### WORK TO COMPLETE
Give back the full listing, character for character, with no pictures.

-- START --

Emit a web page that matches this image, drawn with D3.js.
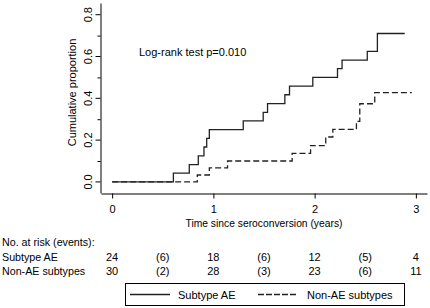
<!DOCTYPE html>
<html>
<head>
<meta charset="utf-8">
<script src="https://cdn.jsdelivr.net/npm/d3@7"></script>
<style>
body { margin: 0; background: #fff; }
svg { display: block; font-family: "Liberation Sans", Arial, sans-serif; }
</style>
</head>
<body>
<svg id="chart" width="430" height="308"></svg>
<script>
// step times (years) and cumulative proportion after each step
let aeTimes = [0.605, 0.762, 0.851, 0.907, 0.934, 0.96, 1.295, 1.492, 1.535, 1.706, 1.752, 1.982, 2.226, 2.271, 2.52, 2.62];
let aeCum = [0.042, 0.083, 0.125, 0.167, 0.208, 0.25, 0.292, 0.333, 0.375, 0.417, 0.458, 0.5, 0.542, 0.583, 0.625, 0.71];
let aeEnd = 2.89;

let nonTimes = [0.841, 0.96, 1.14, 1.778, 1.96, 2.11, 2.18, 2.413, 2.446, 2.594];
let nonCum = [0.033, 0.067, 0.1, 0.137, 0.174, 0.215, 0.251, 0.29, 0.374, 0.427];
let nonEnd = 2.96;

let xTicks = [0, 1, 2, 3];
let yTicks = [0, 0.2, 0.4, 0.6, 0.8];
let yMinor = [0.1, 0.3, 0.5, 0.7];

let riskLabels = ["Subtype AE", "Non-AE subtypes"];
let riskAt = [0, 0.5, 1, 1.5, 2, 2.5, 3];
let riskAE = ["24", "(6)", "18", "(6)", "12", "(5)", "4"];
let riskNon = ["30", "(2)", "28", "(3)", "23", "(6)", "11"];

let svg = d3.select("#chart");

let x = d3.scaleLinear().domain([-0.11, 3.11]).range([101, 427]);
let y = d3.scaleLinear().domain([-0.053, 0.856]).range([193, 3]);

function stepData(times, cum, end){
    let pts = [[0, 0]];
    times.forEach((t, i) => pts.push([t, cum[i]]));
    pts.push([end, cum[cum.length - 1]]);
    return pts;
}

let line = d3.line()
    .x(d => x(d[0]))
    .y(d => y(d[1]))
    .curve(d3.curveStepAfter);

// axes
let xAxis = svg.append("g")
    .attr("transform", "translate(0,193.5)")
    .call(d3.axisBottom(x).tickValues(xTicks).tickSize(5).tickSizeOuter(0).tickFormat(d3.format("d")));
xAxis.selectAll("text").attr("font-size", 11).attr("dy", "1.05em").attr("fill", "#000");

let yAxis = svg.append("g")
    .attr("transform", "translate(100.5,0)")
    .call(d3.axisLeft(y).tickValues(yTicks).tickSize(5).tickSizeOuter(0).tickFormat(d3.format(".1f")));
yAxis.selectAll("text")
    .attr("font-size", 11)
    .attr("fill", "#000")
    .attr("text-anchor", "middle")
    .attr("transform", d => "translate(" + (-12.5) + "," + y(d) + ") rotate(-90)")
    .attr("x", 0).attr("y", 0).attr("dy", "0.35em");
yAxis.selectAll(".tick").attr("transform", null);
yAxis.selectAll(".tick line").attr("transform", d => "translate(0," + y(d) + ")");

svg.append("g")
    .attr("transform", "translate(100.5,0)")
    .call(d3.axisLeft(y).tickValues(yMinor).tickSize(3).tickSizeOuter(0).tickFormat(""))
    .select(".domain").remove();

svg.selectAll(".domain, .tick line").attr("stroke", "#000");

// axis titles
svg.append("text")
    .attr("x", x(1.5)).attr("y", 227)
    .attr("text-anchor", "middle").attr("font-size", 10.3)
    .text("Time since seroconversion (years)");

svg.append("text")
    .attr("transform", "translate(76,92.5) rotate(-90)")
    .attr("text-anchor", "middle").attr("font-size", 11)
    .text("Cumulative proportion");

// curves
svg.append("path")
    .datum(stepData(nonTimes, nonCum, nonEnd))
    .attr("d", line)
    .attr("fill", "none")
    .attr("stroke", "#222")
    .attr("stroke-width", 1.3)
    .attr("stroke-dasharray", "6,3");

svg.append("path")
    .datum(stepData(aeTimes, aeCum, aeEnd))
    .attr("d", line)
    .attr("fill", "none")
    .attr("stroke", "#222")
    .attr("stroke-width", 1.3);

svg.append("text")
    .attr("x", 139).attr("y", 56)
    .attr("font-size", 11)
    .text("Log-rank test p=0.010");

// risk table
svg.append("text")
    .attr("x", 2).attr("y", 245.5)
    .attr("font-size", 10.7)
    .text("No. at risk (events):");

[riskAE, riskNon].forEach((row, r) => {
    let yy = 261 + r * 14;
    svg.append("text")
        .attr("x", 2).attr("y", yy)
        .attr("font-size", 10.7)
        .text(riskLabels[r]);
    svg.selectAll(null)
        .data(row)
        .enter()
        .append("text")
        .attr("x", (d, i) => x(riskAt[i]))
        .attr("y", yy)
        .attr("text-anchor", "middle")
        .attr("font-size", 11)
        .text(d => d);
});

// legend
let legend = svg.append("g");
legend.append("rect")
    .attr("x", 125.5).attr("y", 283.5)
    .attr("width", 279).attr("height", 22)
    .attr("fill", "none").attr("stroke", "#000");
legend.append("line")
    .attr("x1", 130).attr("x2", 170).attr("y1", 294.5).attr("y2", 294.5)
    .attr("stroke", "#222").attr("stroke-width", 1.3);
legend.append("text")
    .attr("x", 178).attr("y", 298.5).attr("font-size", 11)
    .text(riskLabels[0]);
legend.append("line")
    .attr("x1", 258).attr("x2", 296).attr("y1", 294.5).attr("y2", 294.5)
    .attr("stroke", "#222").attr("stroke-width", 1.3)
    .attr("stroke-dasharray", "6,2");
legend.append("text")
    .attr("x", 307).attr("y", 298.5).attr("font-size", 11)
    .text(riskLabels[1]);
</script>
</body>
</html>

-- END --

### RESULT BELOW
Emit a web page that matches this image, drawn with D3.js.
<!DOCTYPE html>
<html>
<head>
<meta charset="utf-8">
<script src="https://cdn.jsdelivr.net/npm/d3@7"></script>
<style>
body { margin: 0; background: #fff; }
svg { display: block; font-family: "Liberation Sans", Arial, sans-serif; }
</style>
</head>
<body>
<svg id="chart" width="430" height="308"></svg>
<script>
// step times (years) and cumulative proportion after each step
let aeTimes = [0.605, 0.762, 0.851, 0.907, 0.934, 0.96, 1.295, 1.492, 1.535, 1.706, 1.752, 1.982, 2.226, 2.271, 2.52, 2.62];
let aeCum = [0.042, 0.083, 0.125, 0.167, 0.208, 0.25, 0.292, 0.333, 0.375, 0.417, 0.458, 0.5, 0.542, 0.583, 0.625, 0.71];
let aeEnd = 2.89;

let nonTimes = [0.841, 0.96, 1.14, 1.778, 1.96, 2.11, 2.18, 2.413, 2.446, 2.594];
let nonCum = [0.033, 0.067, 0.1, 0.137, 0.174, 0.215, 0.251, 0.29, 0.374, 0.427];
let nonEnd = 2.96;

let xTicks = [0, 1, 2, 3];
let yTicks = [0, 0.2, 0.4, 0.6, 0.8];
let yMinor = [0.1, 0.3, 0.5, 0.7];

let riskLabels = ["Subtype AE", "Non-AE subtypes"];
let riskAt = [0, 0.5, 1, 1.5, 2, 2.5, 3];
let riskAE = ["24", "(6)", "18", "(6)", "12", "(5)", "4"];
let riskNon = ["30", "(2)", "28", "(3)", "23", "(6)", "11"];

let svg = d3.select("#chart");

let x = d3.scaleLinear().domain([-0.11, 3.11]).range([101, 427]);
let y = d3.scaleLinear().domain([-0.053, 0.856]).range([193, 3]);

function stepData(times, cum, end){
    let pts = [[0, 0]];
    times.forEach((t, i) => pts.push([t, cum[i]]));
    pts.push([end, cum[cum.length - 1]]);
    return pts;
}

let line = d3.line()
    .x(d => x(d[0]))
    .y(d => y(d[1]))
    .curve(d3.curveStepAfter);

// axes
let xAxis = svg.append("g")
    .attr("transform", "translate(0,193.5)")
    .call(d3.axisBottom(x).tickValues(xTicks).tickSize(5).tickSizeOuter(0).tickFormat(d3.format("d")));
xAxis.selectAll("text").attr("font-size", 11).attr("dy", "1.05em").attr("fill", "#000");

let yAxis = svg.append("g")
    .attr("transform", "translate(100.5,0)")
    .call(d3.axisLeft(y).tickValues(yTicks).tickSize(5).tickSizeOuter(0).tickFormat(d3.format(".1f")));
yAxis.selectAll("text")
    .attr("font-size", 11)
    .attr("fill", "#000")
    .attr("text-anchor", "middle")
    .attr("transform", d => "translate(" + (-12.5) + "," + y(d) + ") rotate(-90)")
    .attr("x", 0).attr("y", 0).attr("dy", "0.35em");
yAxis.selectAll(".tick").attr("transform", null);
yAxis.selectAll(".tick line").attr("transform", d => "translate(0," + y(d) + ")");

svg.append("g")
    .attr("transform", "translate(100.5,0)")
    .call(d3.axisLeft(y).tickValues(yMinor).tickSize(3).tickSizeOuter(0).tickFormat(""))
    .select(".domain").remove();

svg.selectAll(".domain, .tick line").attr("stroke", "#000");

// axis titles
svg.append("text")
    .attr("x", x(1.5)).attr("y", 227)
    .attr("text-anchor", "middle").attr("font-size", 10.3)
    .text("Time since seroconversion (years)");

svg.append("text")
    .attr("transform", "translate(76,92.5) rotate(-90)")
    .attr("text-anchor", "middle").attr("font-size", 11)
    .text("Cumulative proportion");

// curves
svg.append("path")
    .datum(stepData(nonTimes, nonCum, nonEnd))
    .attr("d", line)
    .attr("fill", "none")
    .attr("stroke", "#222")
    .attr("stroke-width", 1.3)
    .attr("stroke-dasharray", "6,3");

svg.append("path")
    .datum(stepData(aeTimes, aeCum, aeEnd))
    .attr("d", line)
    .attr("fill", "none")
    .attr("stroke", "#222")
    .attr("stroke-width", 1.3);

svg.append("text")
    .attr("x", 139).attr("y", 56)
    .attr("font-size", 11)
    .text("Log-rank test p=0.010");

// risk table
svg.append("text")
    .attr("x", 2).attr("y", 245.5)
    .attr("font-size", 10.7)
    .text("No. at risk (events):");

[riskAE, riskNon].forEach((row, r) => {
    let yy = 261 + r * 14;
    svg.append("text")
        .attr("x", 2).attr("y", yy)
        .attr("font-size", 10.7)
        .text(riskLabels[r]);
    svg.selectAll(null)
        .data(row)
        .enter()
        .append("text")
        .attr("x", (d, i) => x(riskAt[i]))
        .attr("y", yy)
        .attr("text-anchor", "middle")
        .attr("font-size", 11)
        .text(d => d);
});

// legend
let legend = svg.append("g");
legend.append("rect")
    .attr("x", 125.5).attr("y", 283.5)
    .attr("width", 279).attr("height", 22)
    .attr("fill", "none").attr("stroke", "#000");
legend.append("line")
    .attr("x1", 130).attr("x2", 170).attr("y1", 294.5).attr("y2", 294.5)
    .attr("stroke", "#222").attr("stroke-width", 1.3);
legend.append("text")
    .attr("x", 178).attr("y", 298.5).attr("font-size", 11)
    .text(riskLabels[0]);
legend.append("line")
    .attr("x1", 258).attr("x2", 296).attr("y1", 294.5).attr("y2", 294.5)
    .attr("stroke", "#222").attr("stroke-width", 1.3)
    .attr("stroke-dasharray", "6,2");
legend.append("text")
    .attr("x", 307).attr("y", 298.5).attr("font-size", 11)
    .text(riskLabels[1]);
</script>
</body>
</html>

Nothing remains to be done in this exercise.